We are camped to night on a stream some 10 miles from Green river ferry[.] I am on guard to night
Tuesday 15 12 oclock [blank space] M. We have come 15 miles since morning & are now nooning near two springs of the clearest coldest water we have had yet. We are in a small valley between two mountains one of which is covered with snow. The scenery is grand. A hot day. Well I must get dinner.
This afternoon we came across the dead body of an Indian Squaw. She lay by the way side wrapped up in a buffalo robe & other skins. Near by one could see where she had staked her horse which had broke away. We could see too some sticks she had gathered & tried to Kindle into a fire[.] We suppose that she froze to death during the recent storm as every thing indicated that such was the case.
We are camped near a nice grove of mountain asp with every thing at hand to make both man & beast comfortable. Rideout found a small stove about ¼ of a mile back & brought it into cam[p] and we have cooked our suppers on it.
Wednesday 16 We have come over a very rough, ragged country to day. Pass'd through a delightful grove of fir, pine & other evergreens on the side of a mountain. Came in sight of Bear river. Some of us boys came down a long steep ravine in which we found a dead ox laying on his back. He had probably fallen down in this narrow place & being unable to extricate himself, he died. We are now in a beautiful valley between very high mountains. We had a thunder shower at noon. Several horses give out to day. We pass'd through some of the grandest scenery to day I ever beheld. The road has been good.
Thursday 17 Came to Bear river in about 10 miles this morning & came up it about 18 m. & are camped on its banks for the night. I have walked all day & am tired as the mischief. A storm is brewing.
½ hour later. The storm has passed by our camp merely giving us a short call to say "how do ye do?" This is the most crooked road I ever travelled. We have shaped our course to about every point of the compass since we left the regular route. We suppose that we have come no less that 50 miles out of our way. I think we have not been observed yet by either the soldiers or the Indians. The reason why we are trying to avoid the former is, we have learned that they have made a practice of making prisoners of all the Mormons that they can get hold of and detaining them. Many of us have families in the Valley & the circumstances under which they are at present placed render our presence highly necessary; and are therefor anxious to get home as soon as possible. We know that they could prefer no charge against any of us except that of being Mormons but we are satisfied that they would make that a sufficient pretext to capture us if we come in their way. President Buchanon charges this whole people with treason but they could not arrest us on that charge for there is not one in our co. who have been in Utah for a year past. Beside the pres. has forgiven us that crime, if we have committed it.

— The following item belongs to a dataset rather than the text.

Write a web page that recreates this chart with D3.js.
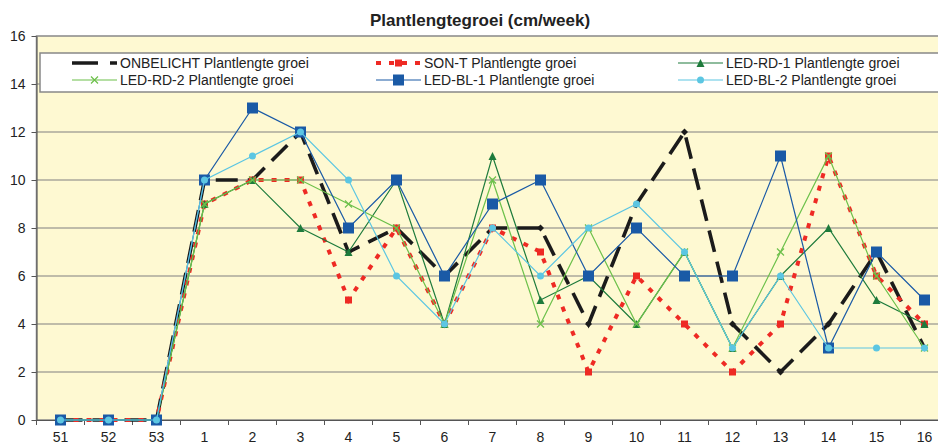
<!DOCTYPE html>
<html>
<head>
<title>Plantlengtegroei (cm/week)</title>
<script src="https://d3js.org/d3.v7.min.js"></script>
<style>
    body {margin: 0; background: white;}
    svg {display: block; font-family: "Liberation Sans", Arial, sans-serif;}
    .axis text {font-size: 14px; fill: #222;}
    .axis path, .axis line {stroke: #555;}
</style>
</head>
<body>
<svg width=938 height=446></svg>
<script>
var weeks = ["51","52","53","1","2","3","4","5","6","7","8","9","10","11","12","13","14","15","16"];
var yTicks = [0, 2, 4, 6, 8, 10, 12, 14, 16];

var onbelicht = [0,0,0,10,10,12,7,8,6,8,8,4,9,12,4,2,4,7,3];
var sonT      = [0,0,0,9,10,10,5,8,4,8,7,2,6,4,2,4,11,6,4];
var ledRd1    = [0,0,0,9,10,8,7,10,4,11,5,6,4,7,3,6,8,5,4];
var ledRd2    = [0,0,0,9,10,10,9,8,4,10,4,8,4,7,3,7,11,6,3];
var ledBl1    = [0,0,0,10,13,12,8,10,6,9,10,6,8,6,6,11,3,7,5];
var ledBl2    = [0,0,0,10,11,12,10,6,4,8,6,8,9,7,3,6,3,3,3];

var seriesNames = ["ONBELICHT Plantlengte groei", "SON-T Plantlengte groei", "LED-RD-1 Plantlengte groei",
                   "LED-RD-2 Plantlengte groei", "LED-BL-1 Plantlengte groei", "LED-BL-2 Plantlengte groei"];
var seriesValues = [onbelicht, sonT, ledRd1, ledRd2, ledBl1, ledBl2];

// style per series: colour, width, dash, marker
var styles = [
    {color: "#1b1b1b", width: 3.6, dash: "22,10", marker: "diamond", size: 7},
    {color: "#ee2a24", width: 4, dash: "5,8", marker: "square", size: 7},
    {color: "#1e7b3c", width: 1.2, dash: null, marker: "triangle", size: 8},
    {color: "#6cc04a", width: 1.2, dash: null, marker: "cross", size: 7},
    {color: "#1a5aa6", width: 1.2, dash: null, marker: "square", size: 11},
    {color: "#5cc6e2", width: 1.2, dash: null, marker: "circle", size: 7}
];

var svg = d3.select("svg");
var xs = d3.scaleBand().domain(weeks).range([36.5, 948.5]);
var ys = d3.scaleLinear().domain([0, 16]).range([420, 36]);

// plot background
svg.append("rect")
    .attr("x", xs.range()[0]).attr("y", ys(16))
    .attr("width", xs.range()[1] - xs.range()[0]).attr("height", ys(0) - ys(16))
    .attr("fill", "#fef9d2")
    .attr("stroke", "#888").attr("stroke-width", 1.5);

// gridlines
svg.append("g").selectAll("line")
    .data(yTicks.filter(function(d){return d > 0 && d < 16;}))
    .enter().append("line")
        .attr("x1", xs.range()[0]).attr("x2", xs.range()[1])
        .attr("y1", function(d){return ys(d);}).attr("y2", function(d){return ys(d);})
        .attr("stroke", "#808080").attr("stroke-width", 1.2);

// axes
svg.append("g")
    .attr("class", "axis")
    .attr("transform", "translate(" + xs.range()[0] + ",0)")
    .call(d3.axisLeft(ys).tickValues(yTicks).tickSize(5).tickPadding(6).tickSizeOuter(0));

var xAxis = svg.append("g")
    .attr("class", "axis")
    .attr("transform", "translate(0," + ys(0) + ")")
    .call(d3.axisBottom(xs).tickSize(0).tickSizeOuter(0));
xAxis.selectAll(".tick text").attr("y", 22).attr("dy", null);
// tick marks between categories
xAxis.selectAll("line.sep")
    .data(weeks)
    .enter().append("line")
        .attr("class", "sep")
        .attr("x1", function(d){return xs(d);}).attr("x2", function(d){return xs(d);})
        .attr("y1", 0).attr("y2", 5)
        .attr("stroke", "#555");

// title
svg.append("text")
    .attr("x", 480).attr("y", 26)
    .attr("text-anchor", "middle")
    .style("font-size", "17px").style("font-weight", "bold").style("fill", "#222")
    .text("Plantlengtegroei (cm/week)");

function drawMarker(g, type, size, color) {
    var s = size / 2;
    if (type == "diamond") {
        g.append("path").attr("d", "M0," + (-s) + "L" + s + ",0L0," + s + "L" + (-s) + ",0Z").attr("fill", color);
    } else if (type == "square") {
        g.append("rect").attr("x", -s).attr("y", -s).attr("width", size).attr("height", size).attr("fill", color);
    } else if (type == "triangle") {
        g.append("path").attr("d", "M0," + (-s) + "L" + s + "," + s + "L" + (-s) + "," + s + "Z").attr("fill", color);
    } else if (type == "cross") {
        g.append("path").attr("d", "M" + (-s) + "," + (-s) + "L" + s + "," + s + "M" + s + "," + (-s) + "L" + (-s) + "," + s)
            .attr("stroke", color).attr("stroke-width", 1.2).attr("fill", "none");
    } else if (type == "circle") {
        g.append("circle").attr("r", s).attr("fill", color);
    }
}

var line = d3.line()
    .x(function(d, i){return xs(weeks[i]) + xs.bandwidth() / 2;})
    .y(function(d){return ys(d);});

seriesValues.forEach(function(vals, k) {
    var st = styles[k];
    var g = svg.append("g");
    g.append("path")
        .datum(vals)
        .attr("fill", "none")
        .attr("stroke", st.color)
        .attr("stroke-width", st.width)
        .attr("stroke-dasharray", st.dash)
        .attr("d", line);
    g.selectAll("g.pt")
        .data(vals)
        .enter().append("g")
            .attr("class", "pt")
            .attr("transform", function(d, i){return "translate(" + (xs(weeks[i]) + xs.bandwidth() / 2) + "," + ys(d) + ")";})
            .each(function(){ drawMarker(d3.select(this), st.marker, st.size, st.color); });
});

// legend
svg.append("rect")
    .attr("x", 40).attr("y", 53).attr("width", 960).attr("height", 39)
    .attr("fill", "white").attr("stroke", "#888").attr("stroke-width", 1.5);

var legendCols = [72, 376, 678];
var legendRows = [63, 80];
seriesNames.forEach(function(name, k) {
    var st = styles[k];
    var lx = legendCols[k % 3];
    var ly = legendRows[Math.floor(k / 3)];
    var g = svg.append("g").attr("transform", "translate(" + lx + "," + ly + ")");
    g.append("line")
        .attr("x1", 0).attr("x2", 45).attr("y1", 0).attr("y2", 0)
        .attr("stroke", st.color).attr("stroke-width", st.width)
        .attr("stroke-dasharray", k == 0 ? "26,12" : st.dash);
    var m = g.append("g").attr("transform", "translate(22.5,0)");
    if (k > 0) drawMarker(m, st.marker, st.size, st.color);
    g.append("text")
        .attr("x", 48).attr("y", 5)
        .style("font-size", "14px").style("fill", "#222")
        .text(name);
});
</script>
</body>
</html>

Friday 18 Left camp at 4 oclock a.m. Arrived at the crossing of Bear river at 11 a.m. The river being very high & rapid & found ourselves under the necessity of ferrying instead of fording as we had hoped to have done. But what should we do without a ferry boat or timber to construct a raft. It is said that necessity is the mother of inventions, it proved so in our case. Says the captain "boys we will convert some of our wagon beds into a ferry & cross her like a top. No sooner said than done. We went to work & lashed two of the best beds together, corked them as well as we could with old shirts & coffee sacks & then bind them outside with a tent. After this we lashed another bed cross wise on the top of the other two & into this we put our luggage harness &c & after several hours hard labor we had everything across. At the same time another party of men were at work drawing the remaining gear of the wagons over by ropes tied to the end of the tongues. Before we got [fe..ly at work br James Andrus fell into the river & came near drowning. He was rescued after he had sunk for the 3rd time. We are camped on the W. bank for the night.
Saturday 19 Took a cut off & have reached Echo Kanyon by coming 25 miles to day. This is much better than we expected. Our horses ran away with our wagon coming down a hill & came near smashing everything to pieces.

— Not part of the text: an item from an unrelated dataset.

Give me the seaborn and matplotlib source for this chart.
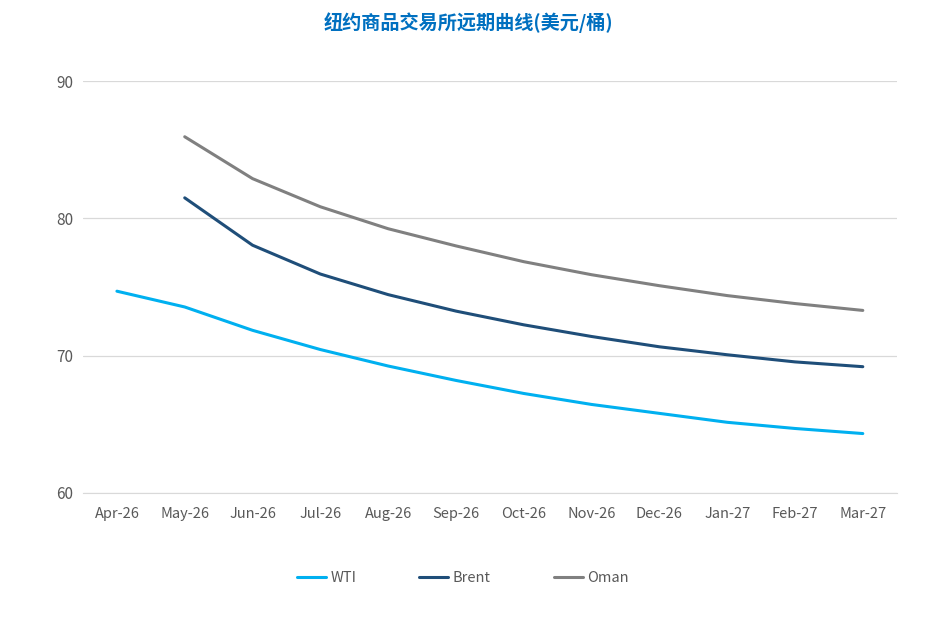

Sunday 20 Started early. Passed two merchant trains in Echo Kanyon also Dr. G. Hurt was introduced to the Dr. by br Hall. He is the Indian agent for Utah. A lot of U.S. soldiers are at work on the road in the kanyon. They are going to Rush valley to form a U.S. post. Nooned at the crossing of Weber where we saw a lot of apostates on their way to the states. We are now some 3 miles E of East of East Kanyon & have come 29 miles since morning.
We saw in Echo Kanyon where our boys under General D. H. Wells had thrown up entrenchments, built breastworks & otherwise prepared to give Colonel Johnson a reception. It is a perfect Chief De-[V..] of military skill. The kanyon has been vacated since owing to some treaty that has been made with the commissioners who are now in the Valley.
When we saw the indefatigable labor that the boys had spent on this naturally formidable pass our hearts swelled with joy & gladness & we gave vent to it by repeated shouts.
Monday 21 June Breakfasted about ½ way up the big mountain. Met some boys from home. Nooned between the mountains; After dinner we hitched up once more & rolled into G.S.L. City. We arrived here about 4 oclock P.M. To see this loved city once more gave more real happiness than I had before experienced. It is with joy and thanksgiving that I find myself at home.